[BEGIN]

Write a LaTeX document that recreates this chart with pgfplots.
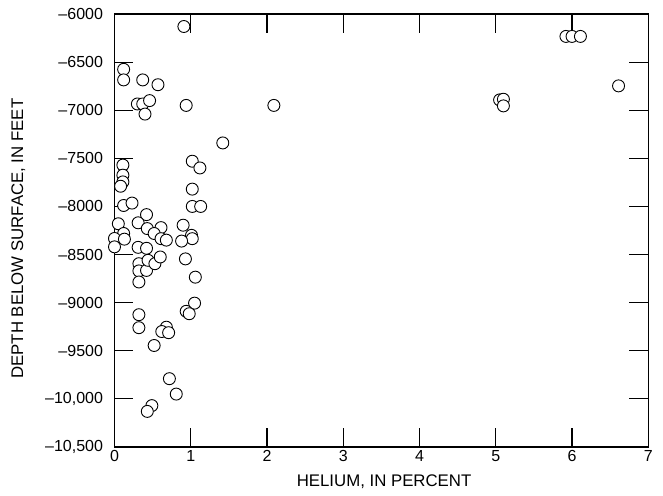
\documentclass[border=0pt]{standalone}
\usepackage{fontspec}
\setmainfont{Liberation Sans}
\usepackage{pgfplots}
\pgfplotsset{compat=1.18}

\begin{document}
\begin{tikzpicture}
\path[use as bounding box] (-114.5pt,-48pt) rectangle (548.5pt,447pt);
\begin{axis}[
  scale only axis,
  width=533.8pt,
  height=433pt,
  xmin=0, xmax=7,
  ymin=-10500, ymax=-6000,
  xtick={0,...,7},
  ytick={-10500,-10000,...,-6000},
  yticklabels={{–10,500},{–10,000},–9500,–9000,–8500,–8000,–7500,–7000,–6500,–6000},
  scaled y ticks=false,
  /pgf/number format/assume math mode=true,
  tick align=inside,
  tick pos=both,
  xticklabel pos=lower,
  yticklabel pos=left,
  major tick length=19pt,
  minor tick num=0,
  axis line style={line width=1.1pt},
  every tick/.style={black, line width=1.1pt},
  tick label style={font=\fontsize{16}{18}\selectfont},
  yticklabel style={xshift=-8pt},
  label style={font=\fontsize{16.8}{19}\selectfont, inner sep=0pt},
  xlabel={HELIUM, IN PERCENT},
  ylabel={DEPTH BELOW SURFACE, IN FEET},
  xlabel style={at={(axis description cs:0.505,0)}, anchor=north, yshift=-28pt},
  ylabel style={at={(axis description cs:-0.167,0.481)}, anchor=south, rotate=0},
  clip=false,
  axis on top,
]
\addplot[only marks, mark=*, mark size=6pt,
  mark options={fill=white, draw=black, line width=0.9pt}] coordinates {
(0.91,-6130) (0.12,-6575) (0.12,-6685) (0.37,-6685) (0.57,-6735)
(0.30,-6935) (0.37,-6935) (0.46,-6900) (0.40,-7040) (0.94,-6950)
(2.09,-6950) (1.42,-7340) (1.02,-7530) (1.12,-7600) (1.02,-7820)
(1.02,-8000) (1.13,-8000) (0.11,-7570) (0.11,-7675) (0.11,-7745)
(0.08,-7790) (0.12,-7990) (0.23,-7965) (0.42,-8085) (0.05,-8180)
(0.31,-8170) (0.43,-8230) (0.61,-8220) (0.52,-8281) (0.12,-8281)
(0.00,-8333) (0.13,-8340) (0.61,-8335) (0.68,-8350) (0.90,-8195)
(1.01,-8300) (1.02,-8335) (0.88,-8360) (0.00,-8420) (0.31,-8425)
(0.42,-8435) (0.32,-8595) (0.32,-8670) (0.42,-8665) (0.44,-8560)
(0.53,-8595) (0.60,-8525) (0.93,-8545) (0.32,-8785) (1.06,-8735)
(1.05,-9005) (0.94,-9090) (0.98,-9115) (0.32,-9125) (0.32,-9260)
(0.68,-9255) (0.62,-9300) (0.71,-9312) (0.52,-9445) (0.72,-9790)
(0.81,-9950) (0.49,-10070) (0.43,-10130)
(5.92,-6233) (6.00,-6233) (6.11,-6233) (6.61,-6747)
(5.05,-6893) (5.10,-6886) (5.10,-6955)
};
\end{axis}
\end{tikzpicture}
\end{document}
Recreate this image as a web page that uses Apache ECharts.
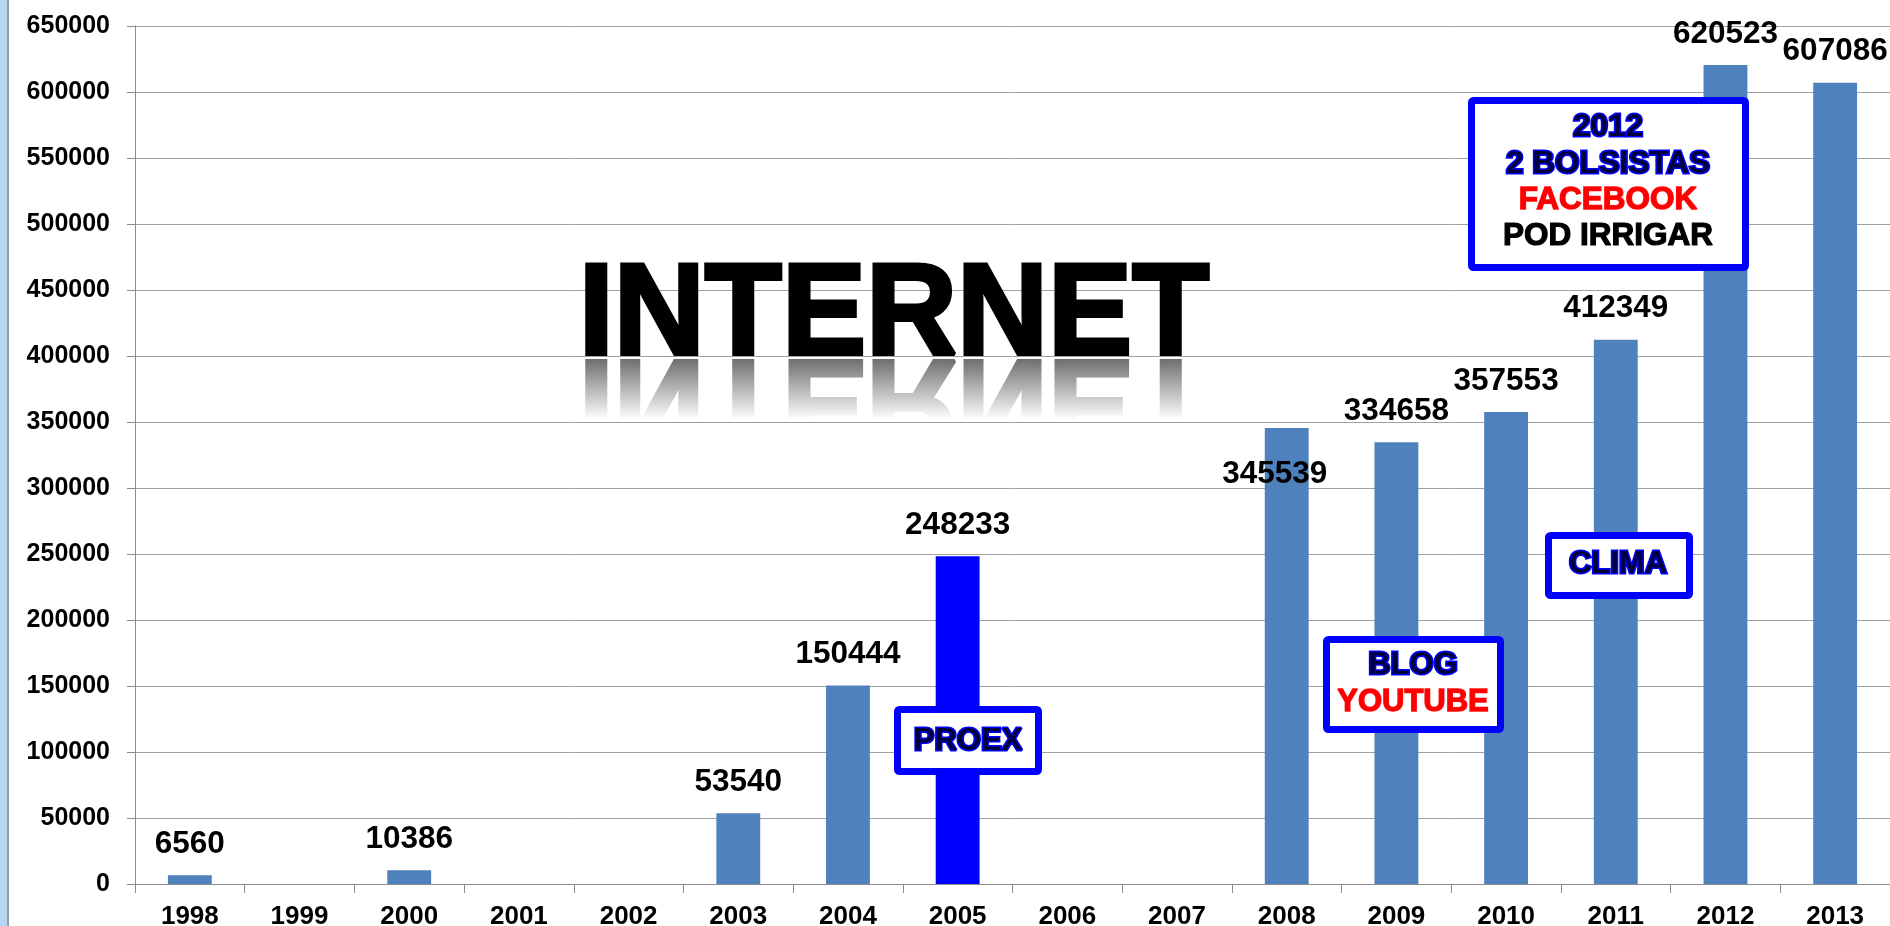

[END]

* EXERCISE BRIEF *
Without the pictures, print the records in full, exactly as they appear.

* RESPONSE TO THIS EXERCISE *
Write a LaTeX document that recreates this chart with pgfplots.
\documentclass[border=0pt]{standalone}
\usepackage{fontspec}
\setmainfont{Liberation Sans}
\usepackage{pgfplots}
\pgfplotsset{compat=1.18}

\begin{document}
\begin{tikzpicture}
\path[use as bounding box] (-114.5pt,-48pt) rectangle (548.5pt,447pt);
\begin{axis}[
  scale only axis,
  width=533.8pt,
  height=433pt,
  xmin=0, xmax=7,
  ymin=-10500, ymax=-6000,
  xtick={0,...,7},
  ytick={-10500,-10000,...,-6000},
  yticklabels={{–10,500},{–10,000},–9500,–9000,–8500,–8000,–7500,–7000,–6500,–6000},
  scaled y ticks=false,
  /pgf/number format/assume math mode=true,
  tick align=inside,
  tick pos=both,
  xticklabel pos=lower,
  yticklabel pos=left,
  major tick length=19pt,
  minor tick num=0,
  axis line style={line width=1.1pt},
  every tick/.style={black, line width=1.1pt},
  tick label style={font=\fontsize{16}{18}\selectfont},
  yticklabel style={xshift=-8pt},
  label style={font=\fontsize{16.8}{19}\selectfont, inner sep=0pt},
  xlabel={HELIUM, IN PERCENT},
  ylabel={DEPTH BELOW SURFACE, IN FEET},
  xlabel style={at={(axis description cs:0.505,0)}, anchor=north, yshift=-28pt},
  ylabel style={at={(axis description cs:-0.167,0.481)}, anchor=south, rotate=0},
  clip=false,
  axis on top,
]
\addplot[only marks, mark=*, mark size=6pt,
  mark options={fill=white, draw=black, line width=0.9pt}] coordinates {
(0.91,-6130) (0.12,-6575) (0.12,-6685) (0.37,-6685) (0.57,-6735)
(0.30,-6935) (0.37,-6935) (0.46,-6900) (0.40,-7040) (0.94,-6950)
(2.09,-6950) (1.42,-7340) (1.02,-7530) (1.12,-7600) (1.02,-7820)
(1.02,-8000) (1.13,-8000) (0.11,-7570) (0.11,-7675) (0.11,-7745)
(0.08,-7790) (0.12,-7990) (0.23,-7965) (0.42,-8085) (0.05,-8180)
(0.31,-8170) (0.43,-8230) (0.61,-8220) (0.52,-8281) (0.12,-8281)
(0.00,-8333) (0.13,-8340) (0.61,-8335) (0.68,-8350) (0.90,-8195)
(1.01,-8300) (1.02,-8335) (0.88,-8360) (0.00,-8420) (0.31,-8425)
(0.42,-8435) (0.32,-8595) (0.32,-8670) (0.42,-8665) (0.44,-8560)
(0.53,-8595) (0.60,-8525) (0.93,-8545) (0.32,-8785) (1.06,-8735)
(1.05,-9005) (0.94,-9090) (0.98,-9115) (0.32,-9125) (0.32,-9260)
(0.68,-9255) (0.62,-9300) (0.71,-9312) (0.52,-9445) (0.72,-9790)
(0.81,-9950) (0.49,-10070) (0.43,-10130)
(5.92,-6233) (6.00,-6233) (6.11,-6233) (6.61,-6747)
(5.05,-6893) (5.10,-6886) (5.10,-6955)
};
\end{axis}
\end{tikzpicture}
\end{document}
Recreate this image as a web page that uses Apache ECharts.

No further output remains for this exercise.